For small number of selection brute force over all known selections wouldn't be an issue. For bigger number, we could modify indexing structures for 2-dimensional data such as [R-Trees](https://www.bartoszsypytkowski.com/r-tree/) (used ie. to index geospatial data).

## Conflict resolution details

Row/column inserts are resolved using [LSeq](https://www.bartoszsypytkowski.com/operation-based-crdts-arrays-1/#lseq) - while it has interleaving issues, we believe its not that important on that field as when it comes to ie. collaborative text editing.

Cell updates and cell updates against row/column deletions are resolved using Last-Write-Wins semantics.

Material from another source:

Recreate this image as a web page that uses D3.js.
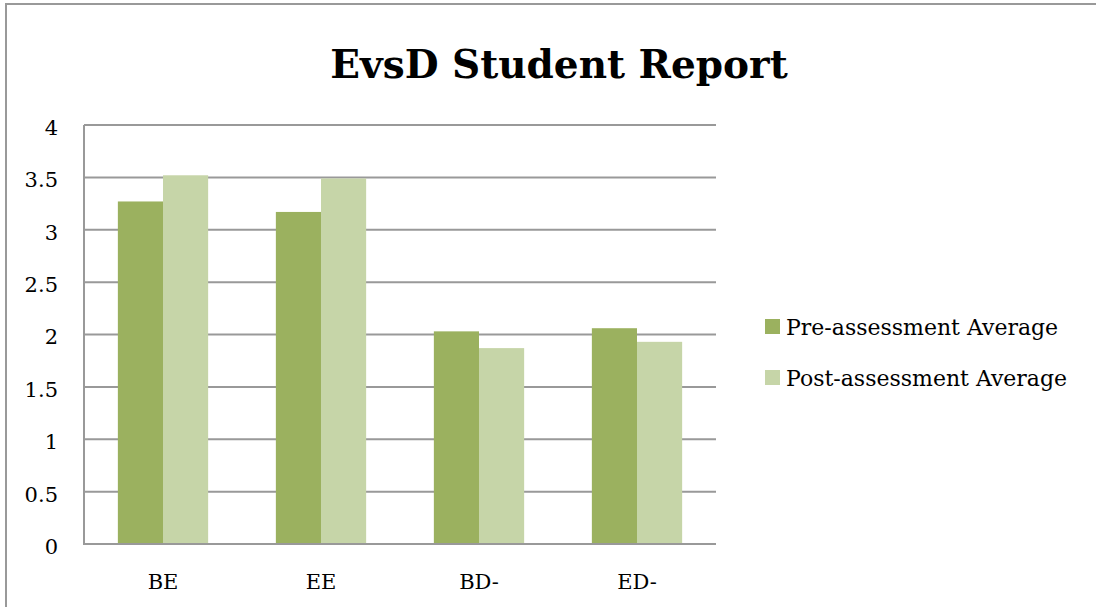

There's a minimal overhead related to keeping tombstone information when entire rows/columns are deleted. This could also be shifted to partially ordered log for keeping info about commutative updates.

### Versioning

This implementation uses a combination `{HybridLogicalTimestamp,PeerID}` as a means of conflict resolution, which on positive side is quite lightweight, but otherwise is pretty cumbersome:

- possible clock drifts on client devices
- no ability to recognize concurrent updates ie. conflict resolution for things like update cell / delete column now depends on the clock timestamp

Easiest proposal is to switch to vector versions, with optional clock timestamps where useful, but they can be quite heavy (especially if used on per cell basis). Another proposal is to use partially-ordered log to detect concurrent conflicts (which would be also usefull ie. for undo/redo feature).